Brad DeLong se había sumado a Paul Krugman en su crítica a la teoría austriaca del ciclo económico. Bob Murphy escribe una excelente réplica en la página del Mises Institute. Copio un fragmento en el que contesta a la pregunta de Krugman y DeLong de la entrada anterior ("¿por qué en el boom no genera desempleo?"):
During the boom, workers are drawn into the expanding sectors by the promise of higher wages. They aren't forced into the expanding sectors by getting let go from their original position; instead they voluntarily leave. (...) In contrast, after the bust a bunch of workers are suddenly out of a job. All the remaining options for them are less desirable than their previous position — if they weren't, the workers already would have moved into the other sectors. So unemployment rises in the aggregate, because there are workers who are searching for a new position, hoping that if they prolong their job search, they will have to endure a smaller pay cut compared to their boom-time status.
Krugman can call this a Keynesian story if he wants, but the Austrian version recognizes two important things that the aggregate-demand story overlooks. First, the Austrians understand the crucial role of capital consumption during the boom period. Most people really do feel wealthier during the boom period, because their consumption rises and they falsely believe that this prodigality in the present will have no long-term consequences. The Keynesian model can't capture the fact that during the boom period, society "eats the seed corn" through malinvestment.

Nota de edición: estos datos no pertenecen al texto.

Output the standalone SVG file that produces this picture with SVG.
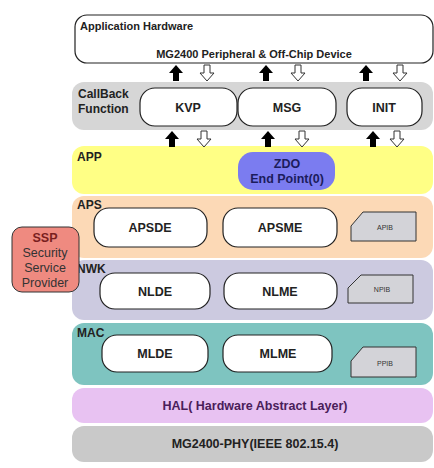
<svg xmlns="http://www.w3.org/2000/svg" width="434" height="468" viewBox="0 0 434 468">
<defs>
<style>
text{font-family:"Liberation Sans",Arial,sans-serif;}
.b{font-weight:bold;}
.lbl{font-size:12px;font-weight:bold;fill:#222;}
.box{fill:#fff;stroke:#222;stroke-width:1.2;}
.pib{fill:#d3d3d8;stroke:#333;stroke-width:1;}
.pt{font-size:7px;fill:#333;text-anchor:middle;}
.bt{font-size:12.5px;font-weight:bold;fill:#222;text-anchor:middle;}
.up{fill:#000;}
.dn{fill:#fff;stroke:#333;stroke-width:1;}
</style>
<path id="upA" d="M0,-8 L7,0 L3,0 L3,8 L-3,8 L-3,0 L-7,0 Z"/>
<path id="dnA" d="M0,8 L7,0 L3,0 L3,-8 L-3,-8 L-3,0 L-7,0 Z"/>
</defs>
<rect width="434" height="468" fill="#fff"/>

<g id="bands">
<rect x="72" y="82" width="361" height="48" rx="12" fill="#d6d6d6"/>
<rect x="72" y="146" width="361" height="48" rx="12" fill="#ffff85"/>
<rect x="72" y="196" width="361" height="62" rx="12" fill="#fcd9b6"/>
<rect x="72" y="260" width="361" height="60" rx="12" fill="#cccae0"/>
<rect x="72" y="323" width="361" height="62" rx="12" fill="#7ec4c0"/>
<rect x="72" y="388" width="361" height="35" rx="12" fill="#e8c2f2"/>
<rect x="72" y="426" width="361" height="36" rx="12" fill="#c9c9c9"/>
</g>

<g id="apphw">
<rect x="75" y="15" width="358" height="48" rx="12" class="box"/>
<text x="80" y="30" font-size="11" class="b" fill="#222">Application Hardware</text>
<text x="254" y="58" font-size="11" class="b" fill="#222" text-anchor="middle">MG2400 Peripheral &amp; Off-Chip Device</text>
</g>

<g id="callback">
<text x="78" y="98" class="lbl">CallBack</text>
<text x="78" y="113" class="lbl">Function</text>
</g>
<g id="kvp"><rect x="140" y="88" width="97" height="38" rx="15" class="box"/><text x="188" y="112" class="bt">KVP</text></g>
<g id="msg"><rect x="238" y="88" width="98" height="38" rx="15" class="box"/><text x="287" y="112" class="bt">MSG</text></g>
<g id="init"><rect x="347" y="88" width="75" height="38" rx="15" class="box"/><text x="384" y="112" class="bt">INIT</text></g>

<g id="app">
<text x="77" y="161" class="lbl">APP</text>
</g>
<g id="zdo">
<rect x="238" y="152" width="97" height="38" rx="15" fill="#7b7cf0"/>
<text x="287" y="168" class="bt" style="fill:#1c1c5c">ZDO</text>
<text x="287" y="183" class="bt" style="fill:#1c1c5c">End Point(0)</text>
</g>

<g id="aps"><text x="77" y="209" class="lbl">APS</text></g>
<g id="apsde"><rect x="94" y="208" width="113" height="39" rx="15" class="box"/><text x="150" y="232" class="bt">APSDE</text></g>
<g id="apsme"><rect x="223" y="208" width="114" height="39" rx="15" class="box"/><text x="280" y="232" class="bt">APSME</text></g>
<g id="apib"><path d="M363,212 L416,212 L416,241 L351,241 L351,226 Z" class="pib"/><text x="385" y="230" class="pt">APIB</text></g>

<g id="nwk"><text x="77" y="273" class="lbl">NWK</text></g>
<g id="nlde"><rect x="100" y="273" width="110" height="36" rx="15" class="box"/><text x="155" y="296" class="bt">NLDE</text></g>
<g id="nlme"><rect x="224" y="273" width="113" height="36" rx="15" class="box"/><text x="280" y="296" class="bt">NLME</text></g>
<g id="npib"><path d="M361,275 L413,275 L413,303 L348,303 L348,288 Z" class="pib"/><text x="382" y="292" class="pt">NPIB</text></g>

<g id="mac"><text x="77" y="337" class="lbl">MAC</text></g>
<g id="mlde"><rect x="102" y="335" width="106" height="37" rx="15" class="box"/><text x="155" y="358" class="bt">MLDE</text></g>
<g id="mlme"><rect x="223" y="335" width="109" height="37" rx="15" class="box"/><text x="278" y="358" class="bt">MLME</text></g>
<g id="ppib"><path d="M363,347 L416,347 L416,377 L351,377 L351,361 Z" class="pib"/><text x="385" y="366" class="pt">PPIB</text></g>

<g id="hal"><text x="255" y="410" font-size="12.5" class="b" fill="#4a1d5a" text-anchor="middle">HAL( Hardware Abstract Layer)</text></g>
<g id="phy"><text x="255" y="448" font-size="12.5" class="b" fill="#222" text-anchor="middle">MG2400-PHY(IEEE 802.15.4)</text></g>

<g id="ssp">
<rect x="12" y="227" width="67" height="65" rx="10" fill="#ef8a80" stroke="#333" stroke-width="1"/>
<text x="45" y="242" font-size="12.5" class="b" fill="#7a1f1f" text-anchor="middle">SSP</text>
<text x="45" y="257" font-size="12.5" fill="#333" text-anchor="middle">Security</text>
<text x="45" y="272" font-size="12.5" fill="#333" text-anchor="middle">Service</text>
<text x="45" y="287" font-size="12.5" fill="#333" text-anchor="middle">Provider</text>
</g>

<g id="connectors">
<use href="#upA" x="176" y="73" class="up"/>
<use href="#dnA" x="207" y="73" class="dn"/>
<use href="#upA" x="266" y="73" class="up"/>
<use href="#dnA" x="298" y="73" class="dn"/>
<use href="#upA" x="366" y="73" class="up"/>
<use href="#dnA" x="400" y="73" class="dn"/>
<use href="#upA" x="172" y="139" class="up"/>
<use href="#dnA" x="204" y="139" class="dn"/>
<use href="#upA" x="268" y="139" class="up"/>
<use href="#dnA" x="302" y="139" class="dn"/>
<use href="#upA" x="373" y="139" class="up"/>
<use href="#dnA" x="397" y="139" class="dn"/>
</g>
</svg>
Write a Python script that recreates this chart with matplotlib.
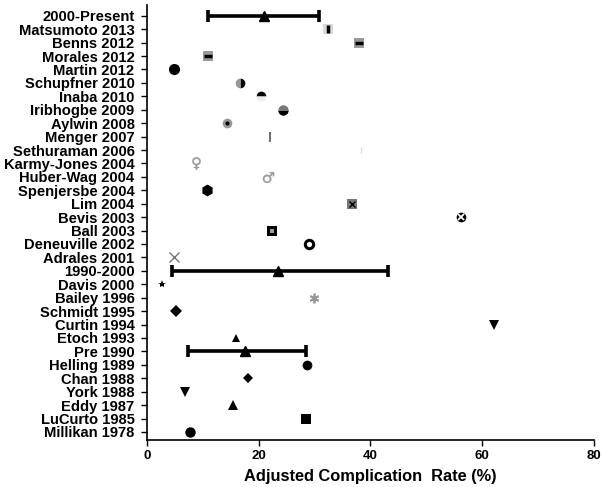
import matplotlib.pyplot as plt

plt.rcParams['font.family'] = ['Liberation Sans', 'DejaVu Sans']
plt.rcParams['font.weight'] = 'bold'

# studies, top to bottom
studies = ["2000-Present", "Matsumoto 2013", "Benns 2012", "Morales 2012", "Martin 2012",
           "Schupfner 2010", "Inaba 2010", "Iribhogbe 2009", "Aylwin 2008", "Menger 2007",
           "Sethuraman 2006", "Karmy-Jones 2004", "Huber-Wag 2004", "Spenjersbe 2004",
           "Lim 2004", "Bevis 2003", "Ball 2003", "Deneuville 2002", "Adrales 2001",
           "1990-2000", "Davis 2000", "Bailey 1996", "Schmidt 1995", "Curtin 1994",
           "Etoch 1993", "Pre 1990", "Helling 1989", "Chan 1988", "York 1988",
           "Eddy 1987", "LuCurto 1985", "Millikan 1978"]
rates = [20.9, 32.4, 37.9, 10.9, 4.8,
         16.6, 20.4, 24.3, 14.3, 22.0,
         38.3, 8.8, 21.6, 10.7,
         36.7, 56.2, 22.4, 29.0, 4.8,
         23.4, 2.7, 29.9, 5.2, 62.1,
         15.9, 17.5, 28.6, 18.1, 6.8,
         15.4, 28.4, 7.7]

# pooled estimates with their intervals
pooled = ["2000-Present", "1990-2000", "Pre 1990"]
ci_low = [10.9, 4.5, 7.3]
ci_high = [30.7, 43.1, 28.4]

G = '#999999'
LG = '#d9d9d9'
# marker layers per study: (marker, size, face, edge, fillstyle, alt face, edge width)
styles = {
    "Matsumoto 2013": [('s', 7, LG, LG, 'full', None, 0), ('|', 6, 'k', 'k', 'full', None, 2.5)],
    "Benns 2012": [('s', 7.5, G, G, 'full', None, 0), ('_', 6, 'k', 'k', 'full', None, 2.5)],
    "Morales 2012": [('s', 7.5, G, G, 'full', None, 0), ('_', 6, 'k', 'k', 'full', None, 2.5)],
    "Martin 2012": [('o', 8, 'k', 'k', 'full', None, 0)],
    "Schupfner 2010": [('o', 7, 'k', 'none', 'right', G, 0)],
    "Inaba 2010": [('o', 7, 'k', 'none', 'top', '#eeeeee', 0)],
    "Iribhogbe 2009": [('o', 7.5, 'k', 'none', 'bottom', '#777777', 0)],
    "Aylwin 2008": [('o', 7, G, G, 'full', None, 0), ('o', 3, 'k', 'k', 'full', None, 0)],
    "Menger 2007": [('|', 7, '#555555', '#555555', 'full', None, 1.2)],
    "Sethuraman 2006": [('|', 5, '#dddddd', '#dddddd', 'full', None, 1)],
    "Karmy-Jones 2004": [('$\u2640$', 9, G, G, 'full', None, 0.3)],
    "Huber-Wag 2004": [('$\u2642$', 8, G, G, 'full', None, 0.3)],
    "Spenjersbe 2004": [('h', 8.5, 'k', 'k', 'full', None, 0)],
    "Lim 2004": [('s', 7.5, '#777777', '#777777', 'full', None, 0), ('x', 5, 'k', 'k', 'full', None, 1)],
    "Bevis 2003": [('o', 7, 'k', 'k', 'full', None, 0), ('x', 4.5, 'w', 'w', 'full', None, 1.3)],
    "Ball 2003": [('s', 7.5, 'k', 'k', 'full', None, 0), ('s', 3, G, G, 'full', None, 0)],
    "Deneuville 2002": [('o', 6, 'w', 'k', 'full', None, 2.2)],
    "Adrales 2001": [('x', 7, 'w', '#777777', 'full', None, 1)],
    "Davis 2000": [('*', 6, 'k', 'k', 'full', None, 0)],
    "Bailey 1996": [((6, 2, 0), 7, G, G, 'full', None, 1.3)],
    "Schmidt 1995": [('D', 6, 'k', 'k', 'full', None, 0)],
    "Curtin 1994": [('v', 7.5, 'k', 'k', 'full', None, 0)],
    "Etoch 1993": [('^', 5.5, 'k', 'k', 'full', None, 0)],
    "Helling 1989": [('o', 7, 'k', 'k', 'full', None, 0)],
    "Chan 1988": [('D', 5, 'k', 'k', 'full', None, 0)],
    "York 1988": [('v', 7.5, 'k', 'k', 'full', None, 0)],
    "Eddy 1987": [('^', 7.5, 'k', 'k', 'full', None, 0)],
    "LuCurto 1985": [('s', 7.5, 'k', 'k', 'full', None, 0)],
    "Millikan 1978": [('o', 7.5, 'k', 'k', 'full', None, 0)],
}

n = len(studies)
ypos = [n - 1 - i for i in range(n)]

fig = plt.figure(figsize=(6.04, 4.87), dpi=100)
ax = fig.add_axes([0.2434, 0.0965, 0.74, 0.8932])

for name, lo, hi in zip(pooled, ci_low, ci_high):
    i = studies.index(name)
    r = rates[i]
    ax.errorbar(r, ypos[i], xerr=[[r - lo], [hi - r]], fmt='^', color='k',
                ms=7.5, elinewidth=2.6, capsize=4, capthick=2.6)

for i, name in enumerate(studies):
    if name not in styles:
        continue
    for mk, ms, fc, ec, fs, alt, mew in styles[name]:
        kw = dict(marker=mk, ms=ms, mfc=fc, mec=ec, mew=mew, fillstyle=fs, ls='none')
        if alt is not None:
            kw['markerfacecoloralt'] = alt
        ax.plot(rates[i], ypos[i], **kw)

ax.set_xlim(0, 80)
ax.set_ylim(-0.6, n - 0.2)
ax.set_xticks([0, 20, 40, 60, 80])
ax.set_yticks(ypos)
ax.set_yticklabels(studies, fontsize=10.6, fontweight='bold')
ax.tick_params(axis='x', labelsize=9.5, length=4, width=1)
ax.tick_params(axis='y', length=4, width=1, pad=5)
for lab in ax.get_xticklabels():
    lab.set_fontweight('bold')
ax.set_xlabel('Adjusted Complication  Rate (%)', fontsize=11.8, fontweight='bold', labelpad=5)
ax.spines['top'].set_visible(False)
ax.spines['right'].set_visible(False)
ax.spines['left'].set_linewidth(1.2)
ax.spines['bottom'].set_linewidth(1.2)

fig.savefig('out.png', dpi=100)
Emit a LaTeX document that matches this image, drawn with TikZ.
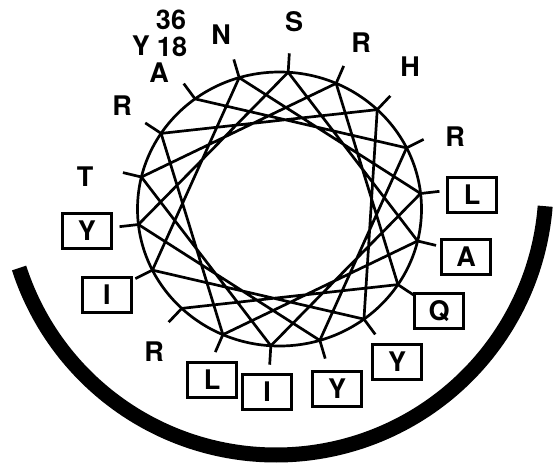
\documentclass[tikz,border=0pt]{standalone}
\usepackage{fontspec}
\setmainfont{TeX Gyre Heros}
\begin{document}
\begin{tikzpicture}[x=1pt,y=-1pt,
  wheel/.style={line width=2.7pt,line join=round,line cap=round},
  lab/.style={font=\fontsize{27}{27}\selectfont\bfseries,inner sep=0pt,anchor=center},
  boxlab/.style={lab,draw,line width=2.4pt,minimum width=49pt,minimum height=35pt}]
\useasboundingbox (0,0) rectangle (553,467);
% vertices and tick ends
\foreach \m in {0,...,17}{
  \pgfmathsetmacro{\t}{6.5+20*\m}
  \coordinate (v\m) at ({279.5+142*cos(\t)},{209-137*sin(\t)});
  \coordinate (t\m) at ({279.5+161*cos(\t)},{209-156*sin(\t)});
}
% circle
\draw[wheel] (279.5,209) ellipse [x radius=142pt, y radius=137pt];
% ticks
\foreach \m in {0,...,17}{\draw[wheel,line cap=butt] (v\m) -- (t\m);}
% chords
\draw[wheel] (v11) -- (v16) -- (v3) -- (v8) -- (v13) -- (v0) -- (v5) -- (v10) -- (v15)
  -- (v2) -- (v7) -- (v12) -- (v17) -- (v4) -- (v9) -- (v14) -- (v1) -- (v6);
% labels
\node[lab] (n36) at (171,20) {36};
\node[lab] (n18) at (172,47) {18};
\node[lab] (nY18) at (141,46) {Y};
\node[lab] (nA) at (159,73) {A};
\node[lab] (nN) at (221,35) {N};
\node[lab] (nS) at (294,22) {S};
\node[lab] (nR1) at (361,43) {R};
\node[lab] (nH) at (410,67) {H};
\node[lab] (nR2) at (455,137) {R};
\node[boxlab] (bL1) at (472,195) {L};
\node[boxlab] (bA) at (466,257) {A};
\node[boxlab] (bQ) at (439,311) {Q};
\node[boxlab] (bY1) at (397,362) {Y};
\node[boxlab] (bY2) at (337,389) {Y};
\node[boxlab] (bI1) at (267,392) {I};
\node[boxlab] (bL2) at (212,380) {L};
\node[lab] (nR3) at (154,352) {R};
\node[boxlab] (bI2) at (107,295) {I};
\node[boxlab] (bY3) at (87,231) {Y};
\node[lab] (nT) at (85,177) {T};
\node[lab] (nR4) at (122,106) {R};
% thick arc
\draw[line width=15pt,line cap=butt] plot[domain=4.5:162.1,samples=120,smooth]
  ({276+270*cos(\x)},{185+270*sin(\x)});
\end{tikzpicture}
\end{document}
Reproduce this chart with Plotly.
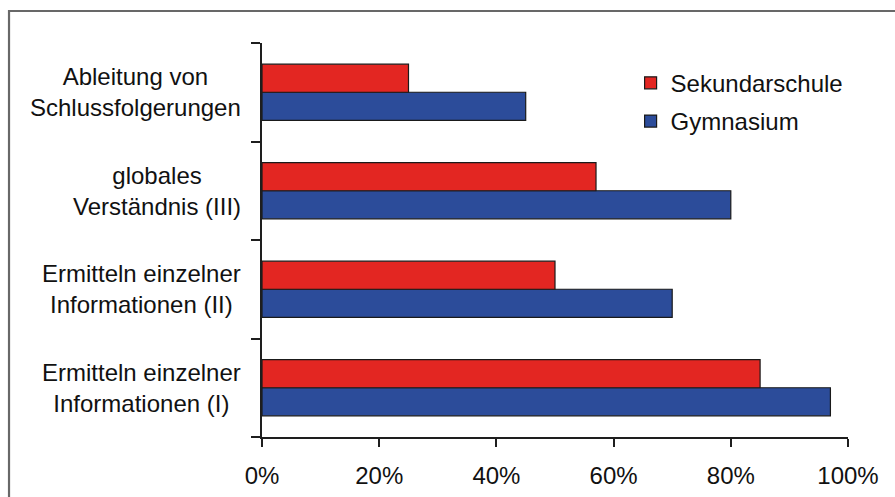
import plotly.graph_objects as go

# Kategorien von unten nach oben (erste Kategorie liegt unten)
categories = [
    "Ermitteln einzelner<br>Informationen (I)",
    "Ermitteln einzelner<br>Informationen (II)",
    "globales<br>Verständnis (III)",
    "Ableitung von<br>Schlussfolgerungen",
]
sekundarschule = [0.85, 0.50, 0.57, 0.25]
gymnasium = [0.97, 0.70, 0.80, 0.45]
x_ticks = [0, 0.2, 0.4, 0.6, 0.8, 1.0]

FONT = "Liberation Sans, Arial, sans-serif"
AXIS_COLOR = "#1e1e1e"

fig = go.Figure()
# Gymnasium zuerst: bei gruppierten Querbalken liegt die erste Spur unten
fig.add_trace(go.Bar(
    y=categories, x=gymnasium, orientation="h", name="Gymnasium",
    legendgroup="g", legendrank=2,
    marker=dict(color="#2c4c9a", line=dict(color="#1a1a1a", width=1.2)),
))
fig.add_trace(go.Bar(
    y=categories, x=sekundarschule, orientation="h", name="Sekundarschule",
    legendgroup="s", legendrank=1,
    marker=dict(color="#e32622", line=dict(color="#1a1a1a", width=1.2)),
))

# Zentrierte, mehrzeilige Kategoriebeschriftungen links der Achse
for c in categories:
    fig.add_annotation(
        x=0, xref="paper", y=c, yref="y", text=c, showarrow=False,
        xanchor="right", yanchor="middle", align="center", xshift=-19,
        font=dict(family=FONT, size=24, color="#111"),
    )

# Rahmen um das Diagramm
fig.add_shape(
    type="rect", xref="paper", yref="paper",
    x0=-0.4317, x1=1.3, y0=-0.4, y1=1.0812,
    line=dict(color="#686868", width=2.2), fillcolor="rgba(0,0,0,0)", layer="below",
)

fig.update_layout(
    width=895, height=497,
    margin=dict(l=262, r=47, t=43, b=60),
    paper_bgcolor="white", plot_bgcolor="white",
    barmode="group", bargap=0.43, bargroupgap=0,
    font=dict(family=FONT, size=24, color="#111"),
    legend=dict(
        x=0.629, y=0.955, xanchor="left", yanchor="top",
        traceorder="grouped", tracegroupgap=4,
        font=dict(family=FONT, size=24, color="#111"),
        bgcolor="rgba(0,0,0,0)",
    ),
    xaxis=dict(
        range=[0, 1], tickvals=x_ticks, tickformat=".0%",
        automargin=False,
        showgrid=False, zeroline=False, showline=True,
        linecolor=AXIS_COLOR, linewidth=1.5,
        ticks="outside", ticklen=8, tickwidth=1.5, tickcolor=AXIS_COLOR,
        ticklabelstandoff=8,
        tickfont=dict(family=FONT, size=24, color="#111"),
    ),
    yaxis=dict(
        type="category", categoryorder="array", categoryarray=categories,
        automargin=False,
        showticklabels=False, showgrid=False, zeroline=False,
        showline=True, linecolor=AXIS_COLOR, linewidth=1.5,
        ticks="outside", tickson="boundaries", ticklen=9, tickwidth=1.5,
        tickcolor=AXIS_COLOR,
    ),
)

fig.write_html("out.html")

Related to this point, the second thing that the Keynesians overlook is that the problem of "sticky wages" — which keeps the labor market from clearing because workers are reluctant to accept pay cuts — isn't some aberration of the market economy. As Arnold Kling tries to explain in his "recalculation" explanation, after the bust the economy cannot simply go back to its preboom configuration. The underlying fundamentals have changed through the passage of time and because of the mistakes of the boom period. It takes time and genuine search for laid-off workers to figure out where they belong in the new economy.